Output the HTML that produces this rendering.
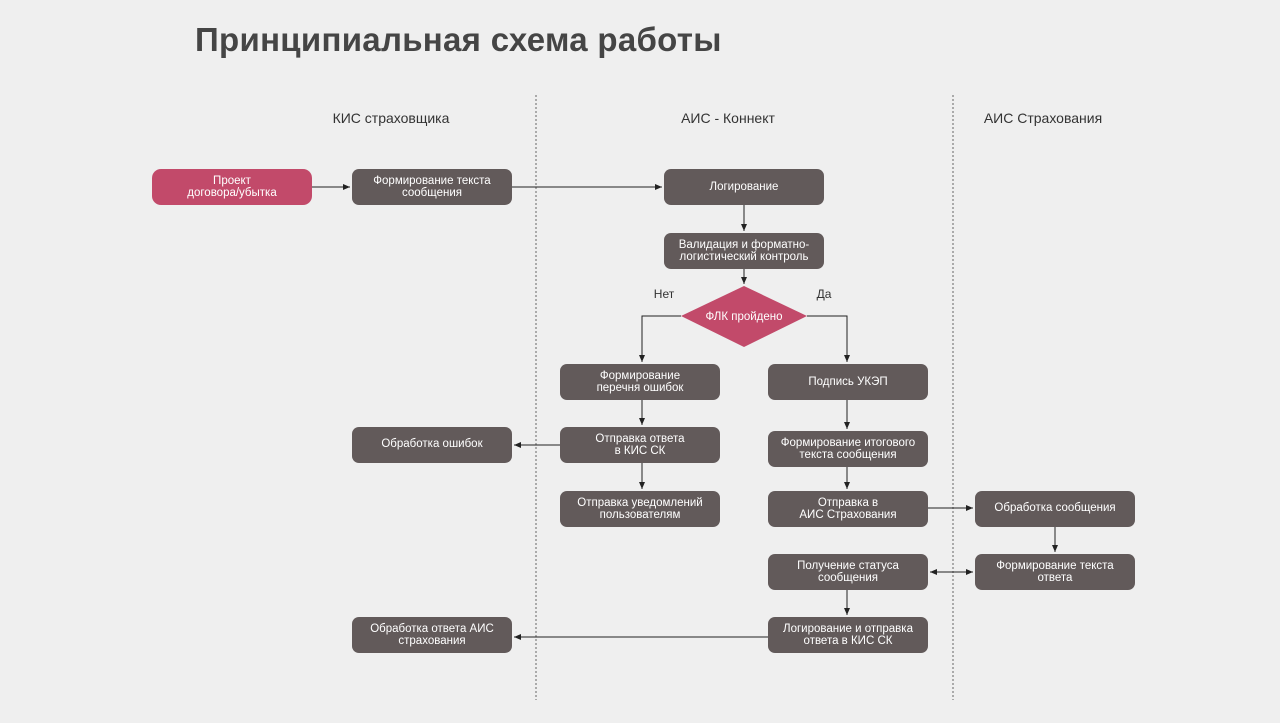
<!DOCTYPE html>
<html><head><meta charset="utf-8"><style>
html,body{margin:0;padding:0;background:#efefef;}
svg{display:block;font-family:"Liberation Sans","DejaVu Sans",sans-serif;}
.b{fill:#625a5a;}
.p{fill:#c24a6a;}
.t{fill:#fff;font-size:11.5px;text-anchor:middle;}
.l{stroke:#222;stroke-width:1;fill:none;}
.h{fill:#333;font-size:14px;text-anchor:middle;}
</style></head><body>
<svg width="1280" height="723" viewBox="0 0 1280 723">
<defs><marker id="a" markerWidth="8" markerHeight="8" refX="7" refY="4" orient="auto" markerUnits="userSpaceOnUse"><path d="M0,1 L7,4 L0,7z" fill="#222"/></marker></defs>
<rect width="1280" height="723" fill="#efefef"/>
<text x="195" y="51" font-size="33" font-weight="bold" fill="#454545" letter-spacing="0.3">Принципиальная схема работы</text>
<line x1="536" y1="95" x2="536" y2="700" stroke="#666" stroke-dasharray="2,2"/>
<line x1="953" y1="95" x2="953" y2="700" stroke="#666" stroke-dasharray="2,2"/>
<text class="h" x="391" y="123">КИС страховщика</text>
<text class="h" x="728" y="123">АИС - Коннект</text>
<text class="h" x="1043" y="123">АИС Страхования</text>

<path class="l" d="M312,187 H350" marker-end="url(#a)"/>
<path class="l" d="M512,187 H662" marker-end="url(#a)"/>
<path class="l" d="M744,205 V231" marker-end="url(#a)"/>
<path class="l" d="M744,269 V284" marker-end="url(#a)"/>
<path class="l" d="M681,316 H642 V362" marker-end="url(#a)"/>
<path class="l" d="M807,316 H847 V362" marker-end="url(#a)"/>
<path class="l" d="M642,400 V425" marker-end="url(#a)"/>
<path class="l" d="M560,445 H514" marker-end="url(#a)"/>
<path class="l" d="M642,463 V489" marker-end="url(#a)"/>
<path class="l" d="M847,400 V429" marker-end="url(#a)"/>
<path class="l" d="M847,467 V489" marker-end="url(#a)"/>
<path class="l" d="M928,508 H973" marker-end="url(#a)"/>
<path class="l" d="M1055,527 V552" marker-end="url(#a)"/>
<path class="l" d="M940,572 H973" marker-end="url(#a)"/>
<path class="l" d="M960,572 H930" marker-end="url(#a)"/>
<path class="l" d="M847,590 V615" marker-end="url(#a)"/>
<path class="l" d="M768,637 H514" marker-end="url(#a)"/>

<rect class="p" x="152" y="169" width="160" height="36" rx="9"/>
<text class="t" x="232" y="184">Проект</text><text class="t" x="232" y="196">договора/убытка</text>
<rect class="b" x="352" y="169" width="160" height="36" rx="7"/>
<text class="t" x="432" y="184">Формирование текста</text><text class="t" x="432" y="196">сообщения</text>
<rect class="b" x="664" y="169" width="160" height="36" rx="7"/>
<text class="t" x="744" y="190">Логирование</text>
<rect class="b" x="664" y="233" width="160" height="36" rx="7"/>
<text class="t" x="744" y="248">Валидация и форматно-</text><text class="t" x="744" y="260">логистический контроль</text>
<polygon class="p" points="744,286 807,316 744,347 681,316"/>
<text class="t" x="744" y="320">ФЛК пройдено</text>
<text x="664" y="298" font-size="12" fill="#333" text-anchor="middle">Нет</text>
<text x="824" y="298" font-size="12" fill="#333" text-anchor="middle">Да</text>
<rect class="b" x="560" y="364" width="160" height="36" rx="7"/>
<text class="t" x="640" y="379">Формирование</text><text class="t" x="640" y="391">перечня ошибок</text>
<rect class="b" x="768" y="364" width="160" height="36" rx="7"/>
<text class="t" x="848" y="385">Подпись УКЭП</text>
<rect class="b" x="352" y="427" width="160" height="36" rx="7"/>
<text class="t" x="432" y="447">Обработка ошибок</text>
<rect class="b" x="560" y="427" width="160" height="36" rx="7"/>
<text class="t" x="640" y="442">Отправка ответа</text><text class="t" x="640" y="454">в КИС СК</text>
<rect class="b" x="768" y="431" width="160" height="36" rx="7"/>
<text class="t" x="848" y="446">Формирование итогового</text><text class="t" x="848" y="458">текста сообщения</text>
<rect class="b" x="560" y="491" width="160" height="36" rx="7"/>
<text class="t" x="640" y="506">Отправка уведомлений</text><text class="t" x="640" y="518">пользователям</text>
<rect class="b" x="768" y="491" width="160" height="36" rx="7"/>
<text class="t" x="848" y="506">Отправка в</text><text class="t" x="848" y="518">АИС Страхования</text>
<rect class="b" x="975" y="491" width="160" height="36" rx="7"/>
<text class="t" x="1055" y="511">Обработка сообщения</text>
<rect class="b" x="768" y="554" width="160" height="36" rx="7"/>
<text class="t" x="848" y="569">Получение статуса</text><text class="t" x="848" y="581">сообщения</text>
<rect class="b" x="975" y="554" width="160" height="36" rx="7"/>
<text class="t" x="1055" y="569">Формирование текста</text><text class="t" x="1055" y="581">ответа</text>
<rect class="b" x="768" y="617" width="160" height="36" rx="7"/>
<text class="t" x="848" y="632">Логирование и отправка</text><text class="t" x="848" y="644">ответа в КИС СК</text>
<rect class="b" x="352" y="617" width="160" height="36" rx="7"/>
<text class="t" x="432" y="632">Обработка ответа АИС</text><text class="t" x="432" y="644">страхования</text>
</svg>
</body></html>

● What the exercise asks: Leave out the pictures and output the rest of the material exactly as written.

● Answer for this exercise:
Output the HTML that produces this rendering.
<!DOCTYPE html>
<html><head><meta charset="utf-8"><style>
html,body{margin:0;padding:0;background:#efefef;}
svg{display:block;font-family:"Liberation Sans","DejaVu Sans",sans-serif;}
.b{fill:#625a5a;}
.p{fill:#c24a6a;}
.t{fill:#fff;font-size:11.5px;text-anchor:middle;}
.l{stroke:#222;stroke-width:1;fill:none;}
.h{fill:#333;font-size:14px;text-anchor:middle;}
</style></head><body>
<svg width="1280" height="723" viewBox="0 0 1280 723">
<defs><marker id="a" markerWidth="8" markerHeight="8" refX="7" refY="4" orient="auto" markerUnits="userSpaceOnUse"><path d="M0,1 L7,4 L0,7z" fill="#222"/></marker></defs>
<rect width="1280" height="723" fill="#efefef"/>
<text x="195" y="51" font-size="33" font-weight="bold" fill="#454545" letter-spacing="0.3">Принципиальная схема работы</text>
<line x1="536" y1="95" x2="536" y2="700" stroke="#666" stroke-dasharray="2,2"/>
<line x1="953" y1="95" x2="953" y2="700" stroke="#666" stroke-dasharray="2,2"/>
<text class="h" x="391" y="123">КИС страховщика</text>
<text class="h" x="728" y="123">АИС - Коннект</text>
<text class="h" x="1043" y="123">АИС Страхования</text>

<path class="l" d="M312,187 H350" marker-end="url(#a)"/>
<path class="l" d="M512,187 H662" marker-end="url(#a)"/>
<path class="l" d="M744,205 V231" marker-end="url(#a)"/>
<path class="l" d="M744,269 V284" marker-end="url(#a)"/>
<path class="l" d="M681,316 H642 V362" marker-end="url(#a)"/>
<path class="l" d="M807,316 H847 V362" marker-end="url(#a)"/>
<path class="l" d="M642,400 V425" marker-end="url(#a)"/>
<path class="l" d="M560,445 H514" marker-end="url(#a)"/>
<path class="l" d="M642,463 V489" marker-end="url(#a)"/>
<path class="l" d="M847,400 V429" marker-end="url(#a)"/>
<path class="l" d="M847,467 V489" marker-end="url(#a)"/>
<path class="l" d="M928,508 H973" marker-end="url(#a)"/>
<path class="l" d="M1055,527 V552" marker-end="url(#a)"/>
<path class="l" d="M940,572 H973" marker-end="url(#a)"/>
<path class="l" d="M960,572 H930" marker-end="url(#a)"/>
<path class="l" d="M847,590 V615" marker-end="url(#a)"/>
<path class="l" d="M768,637 H514" marker-end="url(#a)"/>

<rect class="p" x="152" y="169" width="160" height="36" rx="9"/>
<text class="t" x="232" y="184">Проект</text><text class="t" x="232" y="196">договора/убытка</text>
<rect class="b" x="352" y="169" width="160" height="36" rx="7"/>
<text class="t" x="432" y="184">Формирование текста</text><text class="t" x="432" y="196">сообщения</text>
<rect class="b" x="664" y="169" width="160" height="36" rx="7"/>
<text class="t" x="744" y="190">Логирование</text>
<rect class="b" x="664" y="233" width="160" height="36" rx="7"/>
<text class="t" x="744" y="248">Валидация и форматно-</text><text class="t" x="744" y="260">логистический контроль</text>
<polygon class="p" points="744,286 807,316 744,347 681,316"/>
<text class="t" x="744" y="320">ФЛК пройдено</text>
<text x="664" y="298" font-size="12" fill="#333" text-anchor="middle">Нет</text>
<text x="824" y="298" font-size="12" fill="#333" text-anchor="middle">Да</text>
<rect class="b" x="560" y="364" width="160" height="36" rx="7"/>
<text class="t" x="640" y="379">Формирование</text><text class="t" x="640" y="391">перечня ошибок</text>
<rect class="b" x="768" y="364" width="160" height="36" rx="7"/>
<text class="t" x="848" y="385">Подпись УКЭП</text>
<rect class="b" x="352" y="427" width="160" height="36" rx="7"/>
<text class="t" x="432" y="447">Обработка ошибок</text>
<rect class="b" x="560" y="427" width="160" height="36" rx="7"/>
<text class="t" x="640" y="442">Отправка ответа</text><text class="t" x="640" y="454">в КИС СК</text>
<rect class="b" x="768" y="431" width="160" height="36" rx="7"/>
<text class="t" x="848" y="446">Формирование итогового</text><text class="t" x="848" y="458">текста сообщения</text>
<rect class="b" x="560" y="491" width="160" height="36" rx="7"/>
<text class="t" x="640" y="506">Отправка уведомлений</text><text class="t" x="640" y="518">пользователям</text>
<rect class="b" x="768" y="491" width="160" height="36" rx="7"/>
<text class="t" x="848" y="506">Отправка в</text><text class="t" x="848" y="518">АИС Страхования</text>
<rect class="b" x="975" y="491" width="160" height="36" rx="7"/>
<text class="t" x="1055" y="511">Обработка сообщения</text>
<rect class="b" x="768" y="554" width="160" height="36" rx="7"/>
<text class="t" x="848" y="569">Получение статуса</text><text class="t" x="848" y="581">сообщения</text>
<rect class="b" x="975" y="554" width="160" height="36" rx="7"/>
<text class="t" x="1055" y="569">Формирование текста</text><text class="t" x="1055" y="581">ответа</text>
<rect class="b" x="768" y="617" width="160" height="36" rx="7"/>
<text class="t" x="848" y="632">Логирование и отправка</text><text class="t" x="848" y="644">ответа в КИС СК</text>
<rect class="b" x="352" y="617" width="160" height="36" rx="7"/>
<text class="t" x="432" y="632">Обработка ответа АИС</text><text class="t" x="432" y="644">страхования</text>
</svg>
</body></html>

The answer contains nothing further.